To eliminate the identified hindrances affecting the effectiveness and efficiency of a supply chain management system in SME, two categories of models are suggested. These include:
- Production and supply integration
- Product and supply integration
PRODUCTION AND SUPPLY INTEGRATION
It involves the series of the process associated with the production of goods/products. It summarizes the whole activities from sourcing of raw materials by the producer to the consumption of the finished products by the end users. Some of the necessary steps include;
- The goods/products and the volume to be produced need to be identified and defined.

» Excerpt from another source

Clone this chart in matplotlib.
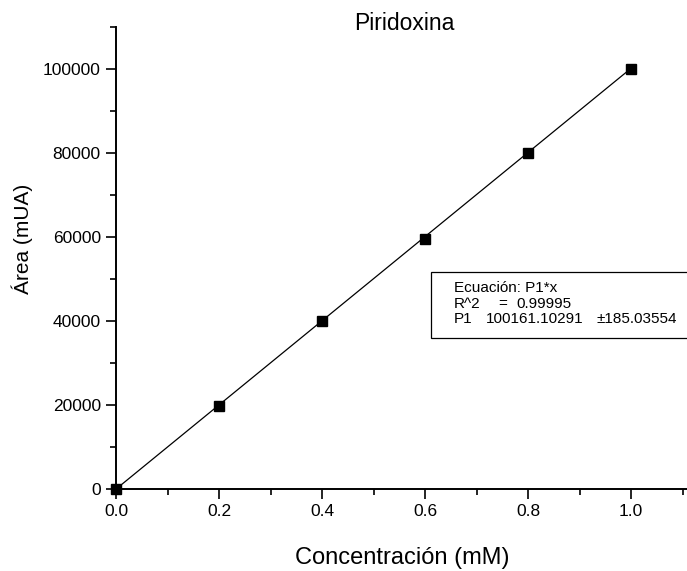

The products must be related to the agreed specifications of the market needs. The aim is to produce the needed quality of materials, as any mistake in this phase will affect the whole process of the value chain.
Additionally, sourcing of raw materials must conform with the plan of production and scheduling. More so, the life span of each material has to be known in the purchasing and storage process. To manage and handle the inflow and outflow of raw materials, an Enterprise Resource Planning Strategy has to be employed. This will enable raw materials to be issued in accordance with the expected components that are required to be included in the specification of the intended product.
Very important in the value chain process is the production of goods. This is so because any lag in the production process will have a devastating effect on the output. For quality production and the time management to be ensured, production policies, procedures, and processes should be designed.
PRODUCT AND CONSUMER INTEGRATION
This describes the best way for the processes involved in delivering the right volume of products, with the required demands of the consumer at the right time and in the right condition.
In the first place, to identify product needs in the market, extensive research and development are required to be carried out. This will provide a hindsight of the trending products in the market and SMEs will have the opportunity to understand consumer needs.This stage is very important as SMEs will be assured that the produced goods meet market demands.
Furthermore, product identification should be done in accordance to market needs. Once the requirement is well-defined, these requirements will be communicated to the whole process of the value chain. Such communication ensures that production is in accordance with the same quality of product needed in the market.
Also, the projected production must not exceed the consumption power of the market. To achieve this, a market survey has to be done and must be carried out in the area of the target population. With this survey, high inventory turnover will be achieved, which will assure SMEs that the produced quantity doesn’t exceed the consumption ability of the market at every point in time.
In conclusion, in this changing business environment, the equations keep changing at a faster rate, with new entrants replacing yesterday front-runners in the market. The global business environment continues to be affected by an advance in technology, competition, life cycles of the product and customer demands. This volatile nature of business is making it difficult to compete effectively. The traditional approaches didn’t have the required demands of the evolving global complexity. Therefore, with this pressure, businesses continue to look at logistics, procurement, supply chain, marketing and other business components. Effective integration of the functions of these components helps to position companies strategically. All SCM links can help to achieve a competitive advantage.